High-field MRI systems of 1.5 tesla or greater are generally assigned to research rather than clinical use in Europe, while clinical systems are more common in the U.S., Eastwood said. However, Europe maybe catching up with its American counterparts in this area.

"I think that is coming, but it is a little too early to tell right now," she said.

About 360 MR systems worth roughly $340 million were shipped to European customers in 1997 from a variety of manufacturers.

Approximately 20% of the biomedical research in Britain is done at the University College of London, according to Roger Ordidge of the department of medical physics at UCL. He said the whole-body 4.7-tesla scanner is the highest field scanner in all of Europe. Ordidge is leading the University College of London team in its work with the new scanner.

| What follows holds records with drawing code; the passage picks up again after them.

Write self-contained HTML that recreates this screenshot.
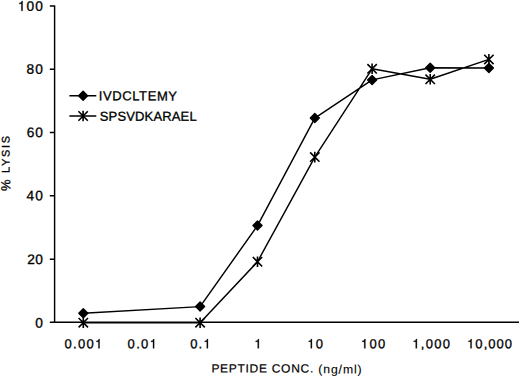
<!DOCTYPE html>
<html><head><meta charset="utf-8"><title>Peptide concentration vs % lysis</title><style>
html,body{margin:0;padding:0;background:#fff;}
body{width:520px;height:377px;overflow:hidden;}
svg{display:block;}
text{font-family:"Liberation Sans", sans-serif;fill:#000;stroke:#000;stroke-width:0.3px;text-rendering:geometricPrecision;}.h{fill:none;stroke:none;}.o{fill:#000;stroke:#000;stroke-width:23.1px;}
</style></head><body>
<svg width="520" height="377" viewBox="0 0 520 377">
<path d="M54.6 5.18L54.6 322.3M49.8 322.3L519 322.3M49.8 5.90L55.33 5.90M49.8 69.20L55.33 69.20M49.8 132.40L55.33 132.40M49.8 195.80L55.33 195.80M49.8 259.30L55.33 259.30" stroke="#000" stroke-width="1.45" fill="none"/>
<g transform="rotate(0.1 30.2 5.9)"><text id="t0" x="17.84" y="10.73" font-size="13.7" letter-spacing="1.16"><tspan class="h">1</tspan>00</text><path transform="translate(17.84 10.73) scale(0.01370 -0.01370)" d="M259 505L102 505L102 568Q204 581 235 604Q266 627 289 709L347 709L347 0L259 0Z" class="o"/></g>
<g transform="rotate(0.1 34.7 68.9)"><text id="t1" x="26.50" y="73.68" font-size="13.7" letter-spacing="1.05">80</text></g>
<g transform="rotate(0.1 34.9 132.3)"><text id="t2" x="26.66" y="137.10" font-size="13.7" letter-spacing="1.03">60</text></g>
<g transform="rotate(0.1 34.8 195.5)"><text id="t3" x="26.54" y="200.28" font-size="13.7" letter-spacing="1.01">40</text></g>
<g transform="rotate(0.1 35.5 259.1)"><text id="t4" x="27.24" y="263.93" font-size="13.7" letter-spacing="0.53">20</text></g>
<g transform="rotate(0.1 39.3 322.7)"><text id="t5" x="35.18" y="327.45" font-size="13.7" letter-spacing="0.80">0</text></g>
<g transform="rotate(0.1 84.1 343.8)"><text id="t6" x="64.57" y="348.30" font-size="13.0" letter-spacing="1.29">0.00<tspan class="h">1</tspan></text><path transform="translate(95.04 348.30) scale(0.01300 -0.01300)" d="M259 505L102 505L102 568Q204 581 235 604Q266 627 289 709L347 709L347 0L259 0Z" class="o"/></g>
<g transform="rotate(0.1 143.2 343.8)"><text id="t7" x="127.62" y="348.30" font-size="13.0" letter-spacing="1.31">0.0<tspan class="h">1</tspan></text><path transform="translate(149.64 348.30) scale(0.01300 -0.01300)" d="M259 505L102 505L102 568Q204 581 235 604Q266 627 289 709L347 709L347 0L259 0Z" class="o"/></g>
<g transform="rotate(0.1 201.9 343.8)"><text id="t8" x="190.23" y="348.30" font-size="13.0" letter-spacing="1.17">0.<tspan class="h">1</tspan></text><path transform="translate(203.42 348.30) scale(0.01300 -0.01300)" d="M259 505L102 505L102 568Q204 581 235 604Q266 627 289 709L347 709L347 0L259 0Z" class="o"/></g>
<g transform="rotate(0.1 258.2 343.8)"><text id="t9" x="254.35" y="348.30" font-size="13.0" letter-spacing="0.80"><tspan class="h">1</tspan></text><path transform="translate(254.35 348.30) scale(0.01300 -0.01300)" d="M259 505L102 505L102 568Q204 581 235 604Q266 627 289 709L347 709L347 0L259 0Z" class="o"/></g>
<g transform="rotate(0.1 315.2 343.8)"><text id="t10" x="307.41" y="348.30" font-size="13.0" letter-spacing="1.03"><tspan class="h">1</tspan>0</text><path transform="translate(307.41 348.30) scale(0.01300 -0.01300)" d="M259 505L102 505L102 568Q204 581 235 604Q266 627 289 709L347 709L347 0L259 0Z" class="o"/></g>
<g transform="rotate(0.1 372.6 343.8)"><text id="t11" x="360.87" y="348.30" font-size="13.0" letter-spacing="1.32"><tspan class="h">1</tspan>00</text><path transform="translate(360.87 348.30) scale(0.01300 -0.01300)" d="M259 505L102 505L102 568Q204 581 235 604Q266 627 289 709L347 709L347 0L259 0Z" class="o"/></g>
<g transform="rotate(0.1 431.9 343.8)"><text id="t12" x="412.38" y="348.30" font-size="13.0" letter-spacing="1.24"><tspan class="h">1</tspan>,000</text><path transform="translate(412.38 348.30) scale(0.01300 -0.01300)" d="M259 505L102 505L102 568Q204 581 235 604Q266 627 289 709L347 709L347 0L259 0Z" class="o"/></g>
<g transform="rotate(0.1 490.5 343.8)"><text id="t13" x="467.11" y="348.30" font-size="13.0" letter-spacing="1.03"><tspan class="h">1</tspan>0,000</text><path transform="translate(467.11 348.30) scale(0.01300 -0.01300)" d="M259 505L102 505L102 568Q204 581 235 604Q266 627 289 709L347 709L347 0L259 0Z" class="o"/></g>
<g transform="rotate(0.1 133.8 95.8)"><text id="t14" x="98.73" y="100.35" font-size="13.0" letter-spacing="0.61">IVDCLTEMY</text></g>
<g transform="rotate(0.1 142.7 116.2)"><text id="t15" x="99.75" y="120.75" font-size="13.0" letter-spacing="0.15">SPSVDKARAEL</text></g>
<g transform="rotate(0.1 258.2 368.3)"><text id="t16" x="211.40" y="372.48" font-size="12.0" letter-spacing="0.71" style="stroke-width:0.2px">PEPTIDE CONC.</text></g>
<g transform="rotate(0.1 343.9 369.2)"><text id="t17" x="318.30" y="373.42" font-size="12.2" letter-spacing="0.90" style="stroke-width:0.12px">(ng/ml)</text></g>
<text transform="translate(9.4 191.1) rotate(-89.95)" font-size="11" letter-spacing="1.72"><tspan font-size="13" dy="0.9">%</tspan><tspan dy="-0.9"> LYSIS</tspan></text>
<path d="M83.30 313.30L200.10 306.60L257.50 225.60L314.80 118.10L372.10 79.90L430.20 67.80L488.90 68.00 M83.30 322.70L200.10 322.70L257.50 261.75L314.80 157.10L372.10 68.80L430.20 79.30L488.90 59.40M69.4 95.7L96.3 95.7M69.4 116L96.3 116" stroke="#000" stroke-width="1.45" fill="none" stroke-linejoin="round"/>
<g fill="#000" stroke="#000" stroke-width="1.4" stroke-linejoin="round"><path d="M83.30 308.80L87.80 313.30L83.30 317.80L78.80 313.30Z"/><path d="M200.10 302.10L204.60 306.60L200.10 311.10L195.60 306.60Z"/><path d="M257.50 221.10L262.00 225.60L257.50 230.10L253.00 225.60Z"/><path d="M314.80 113.60L319.30 118.10L314.80 122.60L310.30 118.10Z"/><path d="M372.10 75.40L376.60 79.90L372.10 84.40L367.60 79.90Z"/><path d="M430.20 63.30L434.70 67.80L430.20 72.30L425.70 67.80Z"/><path d="M488.90 63.50L493.40 68.00L488.90 72.50L484.40 68.00Z"/><path d="M83.10 91.20L87.60 95.70L83.10 100.20L78.60 95.70Z"/></g>
<path d="M78.60 318.00L88.00 327.40M88.00 318.00L78.60 327.40M83.30 317.40L83.30 328.00M195.40 318.00L204.80 327.40M204.80 318.00L195.40 327.40M200.10 317.40L200.10 328.00M252.80 257.05L262.20 266.45M262.20 257.05L252.80 266.45M257.50 256.45L257.50 267.05M310.10 152.40L319.50 161.80M319.50 152.40L310.10 161.80M314.80 151.80L314.80 162.40M367.40 64.10L376.80 73.50M376.80 64.10L367.40 73.50M372.10 63.50L372.10 74.10M425.50 74.60L434.90 84.00M434.90 74.60L425.50 84.00M430.20 74.00L430.20 84.60M484.20 54.70L493.60 64.10M493.60 54.70L484.20 64.10M488.90 54.10L488.90 64.70M78.40 111.30L87.80 120.70M87.80 111.30L78.40 120.70M83.10 110.70L83.10 121.30" stroke="#000" stroke-width="1.6" fill="none"/>
</svg>
</body></html>
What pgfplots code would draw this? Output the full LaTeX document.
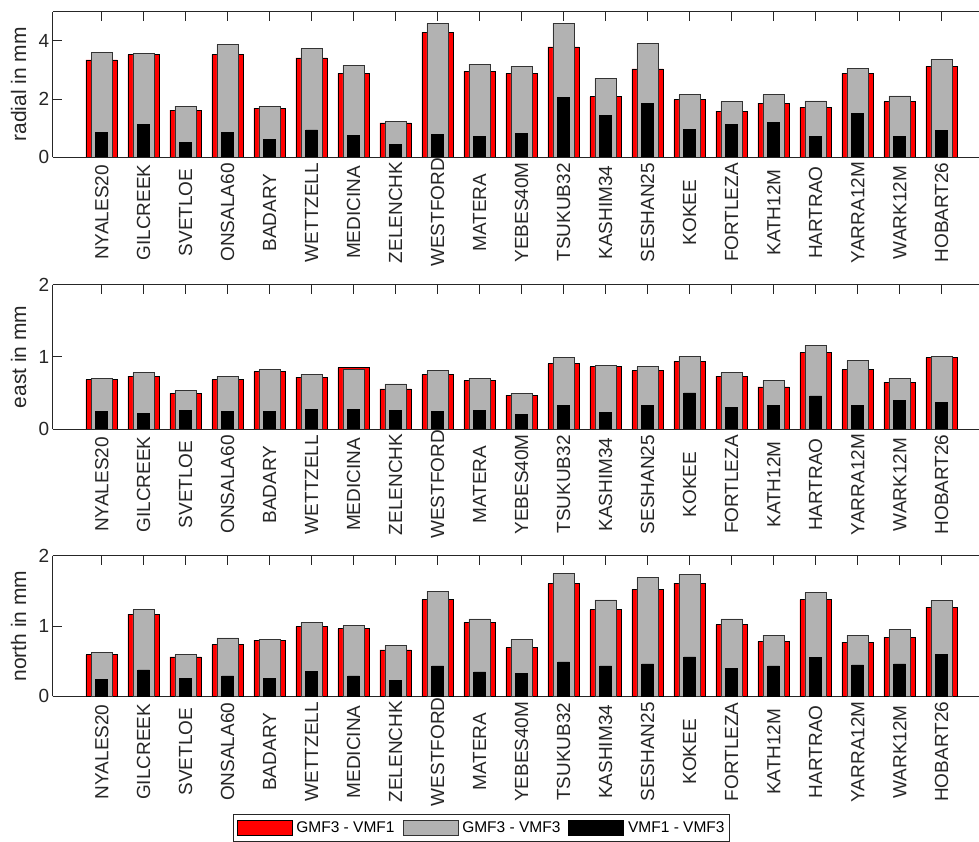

"One of the things you can look at is the functional activation of the brain. We have already found the higher field has a much larger signal than low-field machines provide," Ordidge said.

Eastwood said Marconi has no current plans to market the 4.7-tesla scanner.

"There is always a possibility, but no more than that," she said.

Cambridge, Oxford, and Nottingham Universities all have 3-tesla MR scanners for research purposes, Ordidge said.

GE Medical Systems and Philips are working with U.S. universities on research projects with their imaging equipment as well.

Last month, GE Medical Systems and Ohio State University announced they will collaborate to develop an institute where researchers on OSU's Columbus campus can address imaging issues that cross several medical specialties, including cardiology, radiology, oncology, and surgery.

GE and OSU signed a master agreement in early April establishing the terms for technology licensing and research, as well as for the acquisition of GE imaging equipment by the university (SCAN 5/10/00).

Last July, Philips Medical Systems announced it would partner with the radiology department at the University of California, San Francisco to explore the emerging field of MR-guided endovascular work for cardiac, neurological, and whole-body applications.

UCSF has signed a letter of intent to purchase Philips' top-end MR system, the 1.5-tesla Gyroscan ACS-NT. The ACS-NT is modified for interventional MR work. Included in the letter of intent is the Integris V5000, Philips' top-end vascular x-ray system.

The systems will be installed in adjacent rooms that can turn into one interventional MR and vascular x-ray suite. As part of the agreement, a Philips Tomoscan portable CT system will also be installed in UCSF's intensive care unit. It can potentially be used for surgery at the hospital.